> [Short exercise] Without the pictures, can you quote each line below exactly?

----------

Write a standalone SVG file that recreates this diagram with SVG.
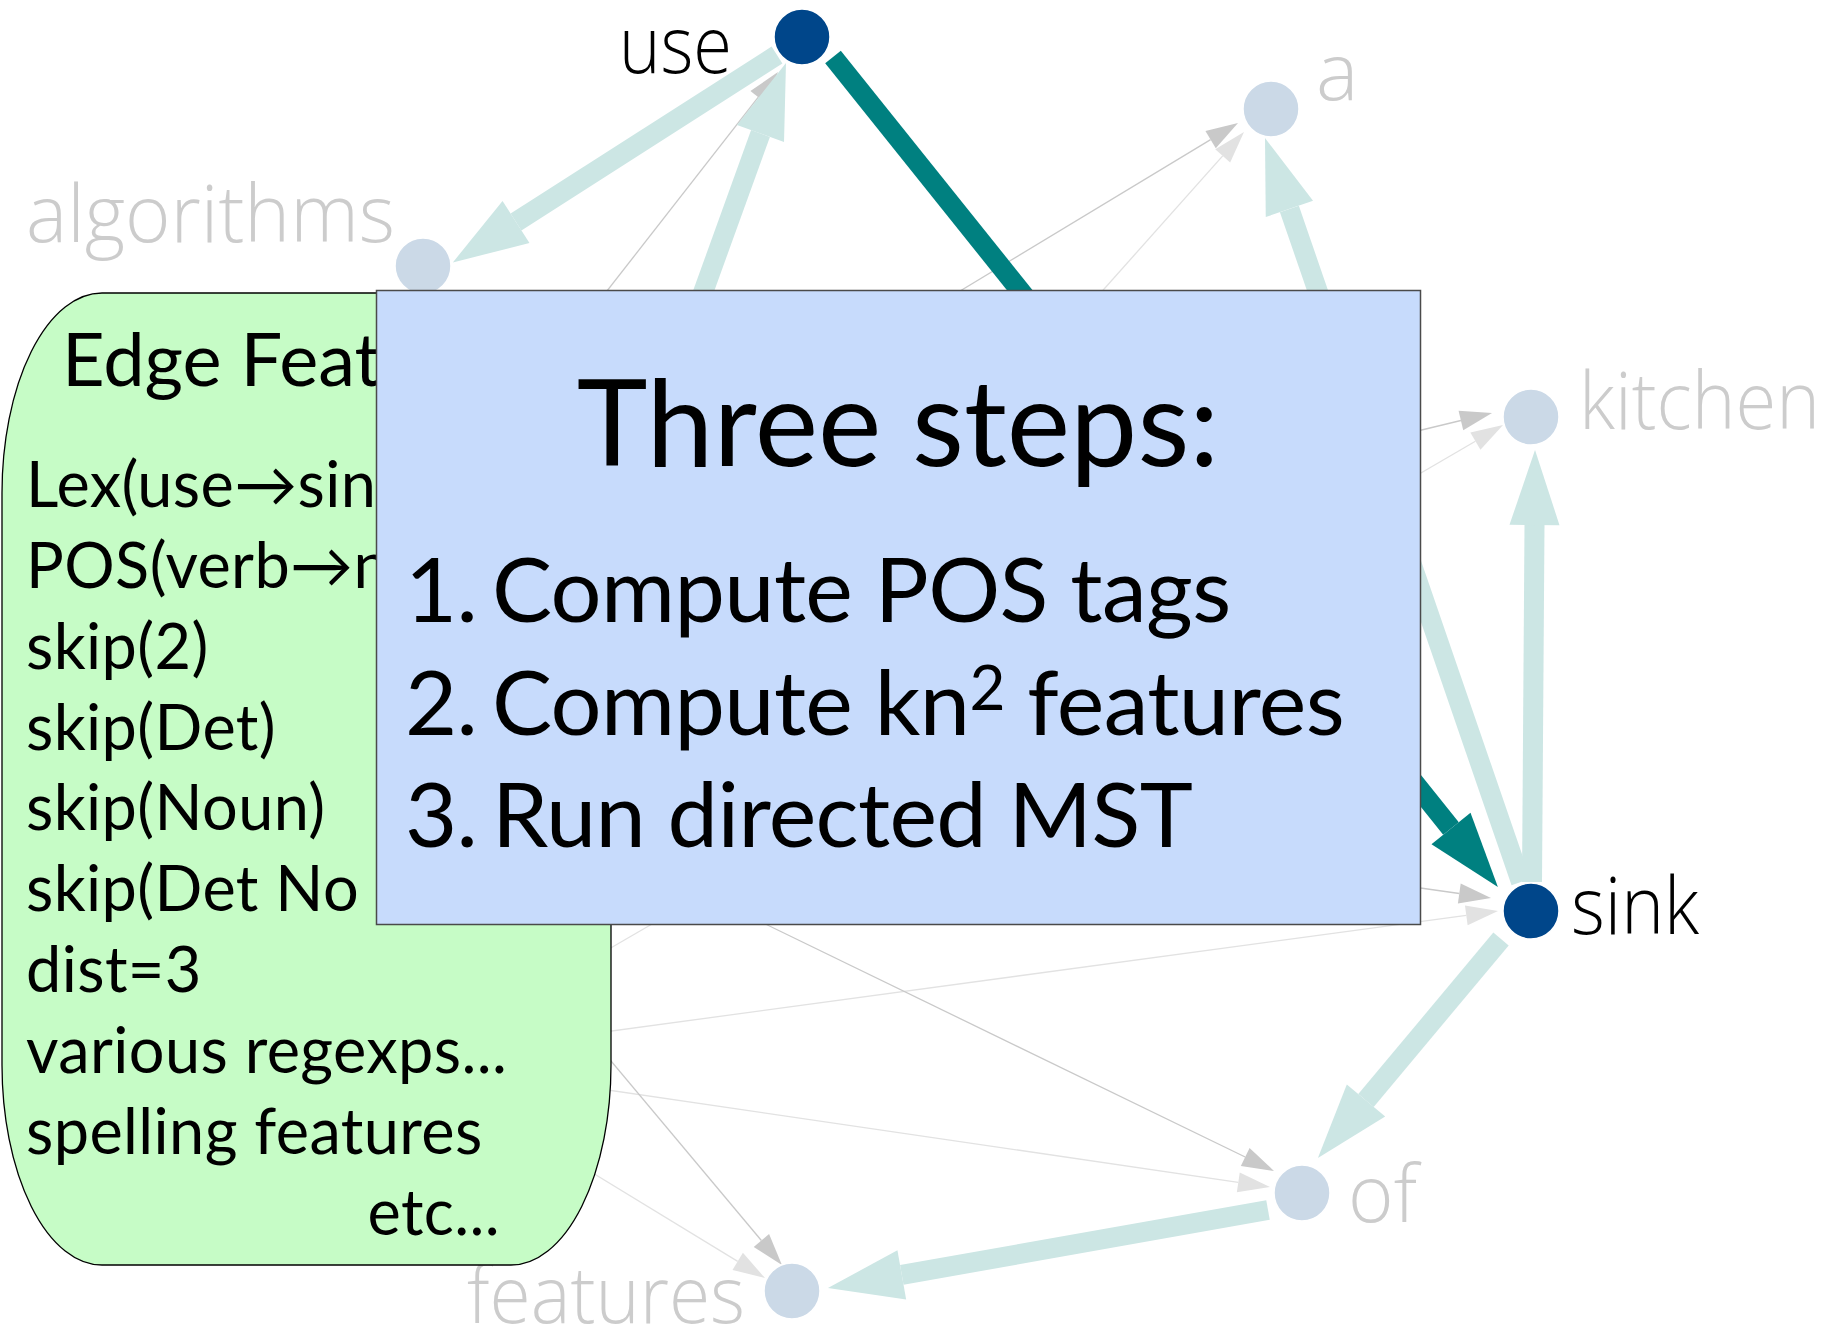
<svg xmlns="http://www.w3.org/2000/svg" width="1831" height="1330" viewBox="0 0 1831 1330">
  <style>
    .arc-strong { stroke: #CCE6E4; stroke-width: 20; fill: none; }
    .arc-best { stroke: #008080; stroke-width: 20; fill: none; }
    .arc-faint { stroke: #C9C9C9; stroke-width: 1.3; fill: none; }
    .arc-fainter { stroke: #E2E2E2; stroke-width: 1.3; fill: none; }
    .node-on { fill: #00468A; stroke: #ffffff; stroke-width: 1.5; }
    .node-off { fill: #CBD9E7; stroke: #ffffff; stroke-width: 1.5; }
    .word { font-family: "Open Sans", "Noto Sans", sans-serif; font-weight: 300; font-size: 80px; }
    .word-on { fill: #000000; }
    .word-off { fill: #CCCCCC; }
    .panel-text { font-family: Lato, "Open Sans", sans-serif; fill: #000000; }
  </style>
  <defs>
    <marker id="head-strong" markerUnits="userSpaceOnUse" markerWidth="80" markerHeight="56" viewBox="0 -28 80 56" refX="0" refY="0" orient="auto" overflow="visible">
      <path d="M0,-25 L75,0 L0,25 z" fill="#CCE6E4"/>
    </marker>
    <marker id="head-best" markerUnits="userSpaceOnUse" markerWidth="80" markerHeight="56" viewBox="0 -28 80 56" refX="0" refY="0" orient="auto" overflow="visible">
      <path d="M0,-25 L75,0 L0,25 z" fill="#008080"/>
    </marker>
    <marker id="head-faint" markerUnits="userSpaceOnUse" markerWidth="34" markerHeight="24" viewBox="0 -12 34 24" refX="0" refY="0" orient="auto" overflow="visible">
      <path d="M0,-10 L32,0 L0,10 z" fill="#C9C9C9"/>
    </marker>
    <marker id="head-fainter" markerUnits="userSpaceOnUse" markerWidth="34" markerHeight="24" viewBox="0 -12 34 24" refX="0" refY="0" orient="auto" overflow="visible">
      <path d="M0,-10 L32,0 L0,10 z" fill="#E2E2E2"/>
    </marker>
  </defs>

  <!-- candidate arcs of the dependency graph -->
  <g id="connectors">
    <!-- low-scoring arcs -->
    <line class="arc-faint" x1="571" y1="337" x2="758.3" y2="97.2" marker-end="url(#head-faint)"/>
    <line class="arc-faint" x1="922" y1="314" x2="1210.6" y2="139.6" marker-end="url(#head-faint)"/>
    <line class="arc-fainter" x1="1072" y1="325" x2="1222.7" y2="155.9" marker-end="url(#head-fainter)"/>
    <line class="arc-faint" x1="1372" y1="442" x2="1460.9" y2="420.5" marker-end="url(#head-faint)"/>
    <line class="arc-fainter" x1="1378" y1="498" x2="1475.4" y2="441.2" marker-end="url(#head-fainter)"/>
    <line class="arc-faint" x1="1371" y1="881" x2="1459.3" y2="893.5" marker-end="url(#head-faint)"/>
    <line class="arc-fainter" x1="560" y1="1038" x2="1466.3" y2="915.3" marker-end="url(#head-fainter)"/>
    <line class="arc-faint" x1="720" y1="902" x2="1245.2" y2="1157" marker-end="url(#head-faint)"/>
    <line class="arc-fainter" x1="560" y1="1083" x2="1238.3" y2="1182.3" marker-end="url(#head-fainter)"/>
    <line class="arc-faint" x1="570" y1="1012" x2="761.4" y2="1240.5" marker-end="url(#head-faint)"/>
    <line class="arc-fainter" x1="560" y1="1153" x2="737.7" y2="1261.4" marker-end="url(#head-fainter)"/>
    <line class="arc-fainter" x1="590" y1="960" x2="690" y2="902"/>
    <!-- high-scoring arcs -->
    <line class="arc-strong" x1="777" y1="55" x2="516" y2="222" marker-end="url(#head-strong)"/>
    <line class="arc-strong" x1="670" y1="384" x2="760.5" y2="133.5" marker-end="url(#head-strong)"/>
    <line class="arc-strong" x1="1521" y1="882" x2="1289.4" y2="208.9" marker-end="url(#head-strong)"/>
    <line class="arc-strong" x1="1532" y1="882" x2="1534.5" y2="525" marker-end="url(#head-strong)"/>
    <line class="arc-strong" x1="1501" y1="939" x2="1366" y2="1100.5" marker-end="url(#head-strong)"/>
    <line class="arc-strong" x1="1268" y1="1210" x2="901.8" y2="1274.9" marker-end="url(#head-strong)"/>
    <!-- arc chosen by the tree -->
    <line class="arc-best" x1="833" y1="57" x2="1451" y2="828.5" marker-end="url(#head-best)"/>
  </g>

  <!-- words of the sentence -->
  <g id="node-use">
    <circle class="node-on" cx="802" cy="37" r="28"/>
    <text class="word word-on" x="619" y="73" textLength="113" lengthAdjust="spacingAndGlyphs">use</text>
  </g>
  <g id="node-a">
    <circle class="node-off" cx="1271" cy="109" r="28"/>
    <text class="word word-off" x="1316" y="100">a</text>
  </g>
  <g id="node-algorithms">
    <circle class="node-off" cx="423" cy="266" r="28"/>
    <text class="word word-off" x="26" y="242" textLength="369" lengthAdjust="spacingAndGlyphs">algorithms</text>
  </g>
  <g id="node-kitchen">
    <circle class="node-off" cx="1531" cy="417" r="28"/>
    <text class="word word-off" x="1579" y="429" textLength="241" lengthAdjust="spacingAndGlyphs">kitchen</text>
  </g>
  <g id="node-sink">
    <circle class="node-on" cx="1531" cy="911" r="28"/>
    <text class="word word-on" x="1571" y="934" textLength="128" lengthAdjust="spacingAndGlyphs">sink</text>
  </g>
  <g id="node-of">
    <circle class="node-off" cx="1302" cy="1193" r="28"/>
    <text class="word word-off" x="1348" y="1222" textLength="69" lengthAdjust="spacingAndGlyphs">of</text>
  </g>
  <g id="node-features">
    <circle class="node-off" cx="792" cy="1291" r="28"/>
    <text class="word word-off" x="467" y="1323" textLength="278" lengthAdjust="spacingAndGlyphs">features</text>
  </g>

  <!-- feature list panel -->
  <g id="edge-features">
    <rect x="2" y="293" width="609" height="972" rx="100" ry="200" fill="#C6FCC6" stroke="#000000" stroke-width="1.3"/>
    <g class="panel-text" font-size="63" letter-spacing="0.4">
      <text x="62" y="386" font-size="74" letter-spacing="0">Edge Feat</text>
      <text x="26" y="507">Lex(use→sin</text>
      <text x="26" y="588">POS(verb→n</text>
      <text x="26" y="669">skip(2)</text>
      <text x="26" y="750">skip(Det)</text>
      <text x="26" y="830">skip(Noun)</text>
      <text x="26" y="911">skip(Det No</text>
      <text x="26" y="992">dist=3</text>
      <text x="26" y="1073">various regexps...</text>
      <text x="26" y="1154">spelling features</text>
      <text x="500" y="1235" text-anchor="end">etc...</text>
    </g>
  </g>

  <!-- steps panel -->
  <g id="three-steps">
    <rect x="376.5" y="290.5" width="1044" height="634" fill="#C7DBFC" stroke="#4A4A4A" stroke-width="1.5"/>
    <g class="panel-text" font-size="90" letter-spacing="-0.6">
      <text x="898" y="466" font-size="120" letter-spacing="0" text-anchor="middle">Three steps:</text>
      <text y="622"><tspan x="405">1.</tspan><tspan x="492">Compute POS tags</tspan></text>
      <text y="735"><tspan x="405">2.</tspan><tspan x="492">Compute kn</tspan><tspan font-size="62" dy="-25">2</tspan><tspan dy="25"> features</tspan></text>
      <text y="847"><tspan x="405">3.</tspan><tspan x="492">Run directed MST</tspan></text>
    </g>
  </g>
</svg>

----------

> [Response]
Write a standalone SVG file that recreates this diagram with SVG.
<svg xmlns="http://www.w3.org/2000/svg" width="1831" height="1330" viewBox="0 0 1831 1330">
  <style>
    .arc-strong { stroke: #CCE6E4; stroke-width: 20; fill: none; }
    .arc-best { stroke: #008080; stroke-width: 20; fill: none; }
    .arc-faint { stroke: #C9C9C9; stroke-width: 1.3; fill: none; }
    .arc-fainter { stroke: #E2E2E2; stroke-width: 1.3; fill: none; }
    .node-on { fill: #00468A; stroke: #ffffff; stroke-width: 1.5; }
    .node-off { fill: #CBD9E7; stroke: #ffffff; stroke-width: 1.5; }
    .word { font-family: "Open Sans", "Noto Sans", sans-serif; font-weight: 300; font-size: 80px; }
    .word-on { fill: #000000; }
    .word-off { fill: #CCCCCC; }
    .panel-text { font-family: Lato, "Open Sans", sans-serif; fill: #000000; }
  </style>
  <defs>
    <marker id="head-strong" markerUnits="userSpaceOnUse" markerWidth="80" markerHeight="56" viewBox="0 -28 80 56" refX="0" refY="0" orient="auto" overflow="visible">
      <path d="M0,-25 L75,0 L0,25 z" fill="#CCE6E4"/>
    </marker>
    <marker id="head-best" markerUnits="userSpaceOnUse" markerWidth="80" markerHeight="56" viewBox="0 -28 80 56" refX="0" refY="0" orient="auto" overflow="visible">
      <path d="M0,-25 L75,0 L0,25 z" fill="#008080"/>
    </marker>
    <marker id="head-faint" markerUnits="userSpaceOnUse" markerWidth="34" markerHeight="24" viewBox="0 -12 34 24" refX="0" refY="0" orient="auto" overflow="visible">
      <path d="M0,-10 L32,0 L0,10 z" fill="#C9C9C9"/>
    </marker>
    <marker id="head-fainter" markerUnits="userSpaceOnUse" markerWidth="34" markerHeight="24" viewBox="0 -12 34 24" refX="0" refY="0" orient="auto" overflow="visible">
      <path d="M0,-10 L32,0 L0,10 z" fill="#E2E2E2"/>
    </marker>
  </defs>

  <!-- candidate arcs of the dependency graph -->
  <g id="connectors">
    <!-- low-scoring arcs -->
    <line class="arc-faint" x1="571" y1="337" x2="758.3" y2="97.2" marker-end="url(#head-faint)"/>
    <line class="arc-faint" x1="922" y1="314" x2="1210.6" y2="139.6" marker-end="url(#head-faint)"/>
    <line class="arc-fainter" x1="1072" y1="325" x2="1222.7" y2="155.9" marker-end="url(#head-fainter)"/>
    <line class="arc-faint" x1="1372" y1="442" x2="1460.9" y2="420.5" marker-end="url(#head-faint)"/>
    <line class="arc-fainter" x1="1378" y1="498" x2="1475.4" y2="441.2" marker-end="url(#head-fainter)"/>
    <line class="arc-faint" x1="1371" y1="881" x2="1459.3" y2="893.5" marker-end="url(#head-faint)"/>
    <line class="arc-fainter" x1="560" y1="1038" x2="1466.3" y2="915.3" marker-end="url(#head-fainter)"/>
    <line class="arc-faint" x1="720" y1="902" x2="1245.2" y2="1157" marker-end="url(#head-faint)"/>
    <line class="arc-fainter" x1="560" y1="1083" x2="1238.3" y2="1182.3" marker-end="url(#head-fainter)"/>
    <line class="arc-faint" x1="570" y1="1012" x2="761.4" y2="1240.5" marker-end="url(#head-faint)"/>
    <line class="arc-fainter" x1="560" y1="1153" x2="737.7" y2="1261.4" marker-end="url(#head-fainter)"/>
    <line class="arc-fainter" x1="590" y1="960" x2="690" y2="902"/>
    <!-- high-scoring arcs -->
    <line class="arc-strong" x1="777" y1="55" x2="516" y2="222" marker-end="url(#head-strong)"/>
    <line class="arc-strong" x1="670" y1="384" x2="760.5" y2="133.5" marker-end="url(#head-strong)"/>
    <line class="arc-strong" x1="1521" y1="882" x2="1289.4" y2="208.9" marker-end="url(#head-strong)"/>
    <line class="arc-strong" x1="1532" y1="882" x2="1534.5" y2="525" marker-end="url(#head-strong)"/>
    <line class="arc-strong" x1="1501" y1="939" x2="1366" y2="1100.5" marker-end="url(#head-strong)"/>
    <line class="arc-strong" x1="1268" y1="1210" x2="901.8" y2="1274.9" marker-end="url(#head-strong)"/>
    <!-- arc chosen by the tree -->
    <line class="arc-best" x1="833" y1="57" x2="1451" y2="828.5" marker-end="url(#head-best)"/>
  </g>

  <!-- words of the sentence -->
  <g id="node-use">
    <circle class="node-on" cx="802" cy="37" r="28"/>
    <text class="word word-on" x="619" y="73" textLength="113" lengthAdjust="spacingAndGlyphs">use</text>
  </g>
  <g id="node-a">
    <circle class="node-off" cx="1271" cy="109" r="28"/>
    <text class="word word-off" x="1316" y="100">a</text>
  </g>
  <g id="node-algorithms">
    <circle class="node-off" cx="423" cy="266" r="28"/>
    <text class="word word-off" x="26" y="242" textLength="369" lengthAdjust="spacingAndGlyphs">algorithms</text>
  </g>
  <g id="node-kitchen">
    <circle class="node-off" cx="1531" cy="417" r="28"/>
    <text class="word word-off" x="1579" y="429" textLength="241" lengthAdjust="spacingAndGlyphs">kitchen</text>
  </g>
  <g id="node-sink">
    <circle class="node-on" cx="1531" cy="911" r="28"/>
    <text class="word word-on" x="1571" y="934" textLength="128" lengthAdjust="spacingAndGlyphs">sink</text>
  </g>
  <g id="node-of">
    <circle class="node-off" cx="1302" cy="1193" r="28"/>
    <text class="word word-off" x="1348" y="1222" textLength="69" lengthAdjust="spacingAndGlyphs">of</text>
  </g>
  <g id="node-features">
    <circle class="node-off" cx="792" cy="1291" r="28"/>
    <text class="word word-off" x="467" y="1323" textLength="278" lengthAdjust="spacingAndGlyphs">features</text>
  </g>

  <!-- feature list panel -->
  <g id="edge-features">
    <rect x="2" y="293" width="609" height="972" rx="100" ry="200" fill="#C6FCC6" stroke="#000000" stroke-width="1.3"/>
    <g class="panel-text" font-size="63" letter-spacing="0.4">
      <text x="62" y="386" font-size="74" letter-spacing="0">Edge Feat</text>
      <text x="26" y="507">Lex(use→sin</text>
      <text x="26" y="588">POS(verb→n</text>
      <text x="26" y="669">skip(2)</text>
      <text x="26" y="750">skip(Det)</text>
      <text x="26" y="830">skip(Noun)</text>
      <text x="26" y="911">skip(Det No</text>
      <text x="26" y="992">dist=3</text>
      <text x="26" y="1073">various regexps...</text>
      <text x="26" y="1154">spelling features</text>
      <text x="500" y="1235" text-anchor="end">etc...</text>
    </g>
  </g>

  <!-- steps panel -->
  <g id="three-steps">
    <rect x="376.5" y="290.5" width="1044" height="634" fill="#C7DBFC" stroke="#4A4A4A" stroke-width="1.5"/>
    <g class="panel-text" font-size="90" letter-spacing="-0.6">
      <text x="898" y="466" font-size="120" letter-spacing="0" text-anchor="middle">Three steps:</text>
      <text y="622"><tspan x="405">1.</tspan><tspan x="492">Compute POS tags</tspan></text>
      <text y="735"><tspan x="405">2.</tspan><tspan x="492">Compute kn</tspan><tspan font-size="62" dy="-25">2</tspan><tspan dy="25"> features</tspan></text>
      <text y="847"><tspan x="405">3.</tspan><tspan x="492">Run directed MST</tspan></text>
    </g>
  </g>
</svg>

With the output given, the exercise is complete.